Enfin, cette mesure doit être proportionnée et ne doit pas porter une atteinte illégitime aux droits de la partie adverse et, notamment, au droit au secret des affaires.

L’application des dispositions de l’article 145 du code de procédure civile suppose que soit constaté qu’il existe un procès en germe possible et non manifestement voué à l’échec au regard des moyens soulevés, sur la base d’un fondement juridique suffisamment déterminé, sans qu’il revienne au juge des référés de se prononcer sur le fond.

L’éviction du principe de la contradiction, principe directeur du procès, nécessite que les requérantes justifient de manière concrète, les motifs pour lesquels, dans le cas d’espèce, il est impossible de procéder autrement que par surprise.

Article 8 du décret n°92-280 du 27 mars 1992

Pour rappel, l’article 8 du décret n°92-280 du 27 mars 1992 prohibe la publicité portant, notamment, dans le secteur de la distribution, sur des opérations commerciales de promotion, se déroulant entièrement ou principalement sur le territoire national, sauf dans les départements d’outre-mer et les territoires de la Polynésie française, des îles Wallis et Futuna, dans la collectivité départementale de Mayotte et en Nouvelle-Calédonie.

Ce texte définit une opération commerciale de promotion comme toute offre de produits ou de prestations de services faite aux consommateurs ou toute organisation d’événement qui présente un caractère occasionnel ou saisonnier, résultant notamment de la durée de l’offre, des prix et des conditions de vente annoncés, de l’importance du stock mis en vente, de la nature, de l’origine ou des qualités particulières des produits ou services ou des produits ou prestations accessoires offerts.

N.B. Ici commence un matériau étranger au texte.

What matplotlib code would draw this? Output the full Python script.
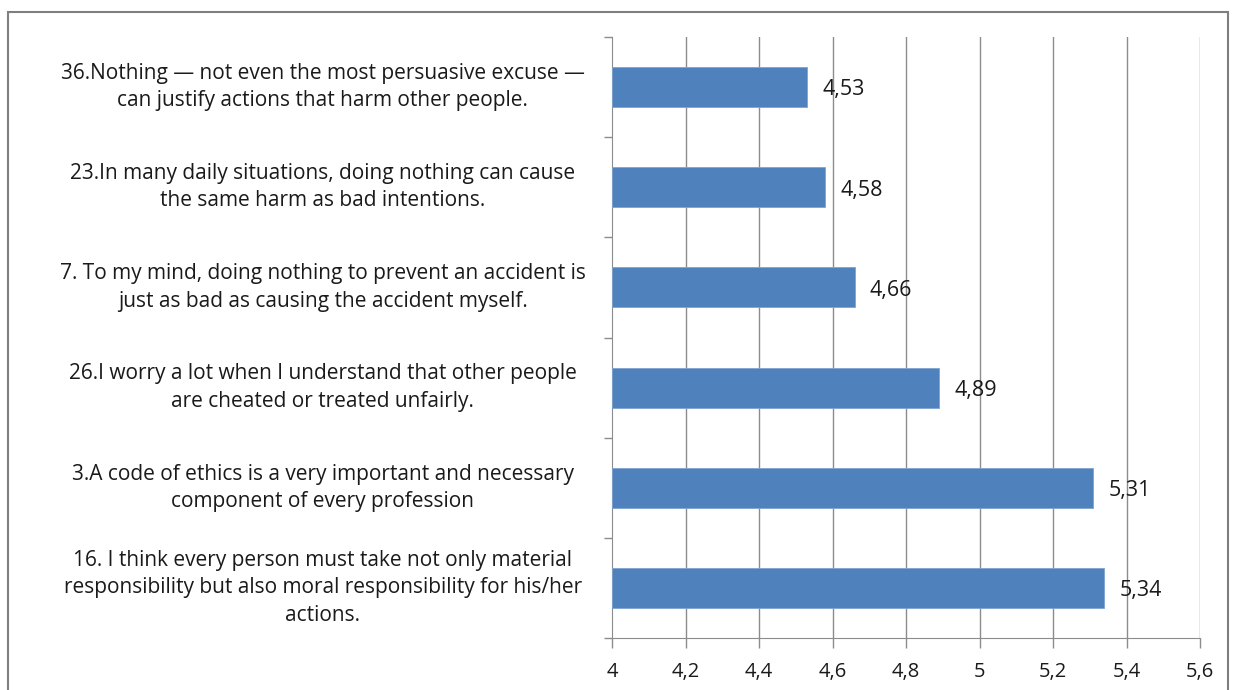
import matplotlib
matplotlib.use("Agg")
import matplotlib.pyplot as plt
from matplotlib.patches import Rectangle

categories = [
    "16. I think every person must take not only material\nresponsibility but also moral responsibility for his/her\nactions.",
    "3.A code of ethics is a very important and necessary\ncomponent of every profession",
    "26.I worry a lot when I understand that other people\nare cheated or treated unfairly.",
    "7. To my mind, doing nothing to prevent an accident is\njust as bad as causing the accident myself.",
    "23.In many daily situations, doing nothing can cause\nthe same harm as bad intentions.",
    "36.Nothing \u2014 not even the most persuasive excuse \u2014\ncan justify actions that harm other people.",
]
values = [5.34, 5.31, 4.89, 4.66, 4.58, 4.53]
value_labels = ["5,34", "5,31", "4,89", "4,66", "4,58", "4,53"]
xticks = [4.0, 4.2, 4.4, 4.6, 4.8, 5.0, 5.2, 5.4, 5.6]
xticklabels = ["4", "4,2", "4,4", "4,6", "4,8", "5", "5,2", "5,4", "5,6"]

plt.rcParams['font.family'] = ['Open Sans', 'DejaVu Sans']

W, H = 1236, 690
fig = plt.figure(figsize=(W / 100, H / 100), dpi=100)
ax = fig.add_axes([612 / W, 1 - 638 / H, (1200 - 612) / W, (638 - 37) / H])

grid_c = "#8c8c8c"
n = len(categories)
ypos = list(range(n))
ax.barh(ypos, [v - 4.0 for v in values], left=4.0, height=0.4,
        color="#4F81BD", edgecolor="#7FA3D0", linewidth=0.6, zorder=3)
ax.set_xlim(4.0, 5.6)
ax.set_ylim(-0.5, n - 0.5)

for x in xticks[1:]:
    ax.axvline(x, color=grid_c, linewidth=1.0, zorder=1)

for y, v, lab in zip(ypos, values, value_labels):
    ax.annotate(lab, (v, y), xytext=(11, -2), textcoords="offset points",
                va="center", ha="left", fontsize=15.5, color="#1a1a1a", zorder=4)

ax.set_xticks(xticks)
ax.set_xticklabels(xticklabels, fontsize=14.5, color="#1a1a1a")
ax.set_yticks([i - 0.5 for i in range(n + 1)])
ax.set_yticklabels([])
ax.tick_params(axis="y", length=6, color=grid_c, width=1)
ax.tick_params(axis="x", length=7, color=grid_c, width=1, pad=10)

for s in ["top", "right"]:
    ax.spines[s].set_visible(False)
ax.spines["left"].set_color(grid_c)
ax.spines["bottom"].set_color(grid_c)

for y, cat in zip(ypos, categories):
    ax.text(-0.492, y, cat, transform=ax.get_yaxis_transform(), ha="center", va="center",
            fontsize=15.0, color="#1a1a1a", linespacing=1.4, multialignment="center")

fig.patches.append(Rectangle((8 / W, -0.1), (1228 - 8) / W, 1.1 - 12 / H,
                             transform=fig.transFigure, fill=False,
                             edgecolor="#7f7f7f", linewidth=1.5))

fig.savefig("out.png", dpi=100)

Selon le code de conduite de l’Autorité de régulation professionnelle de la publicité, le caractère occasionnel de l’offre doit être déterminé au regard, notamment, de la disponibilité du produit dans la durée, cette autorité estimant qu’une durée de quinze semaines de maintien du prix annoncé et des stocks disponibles pourra constituer une période de référence.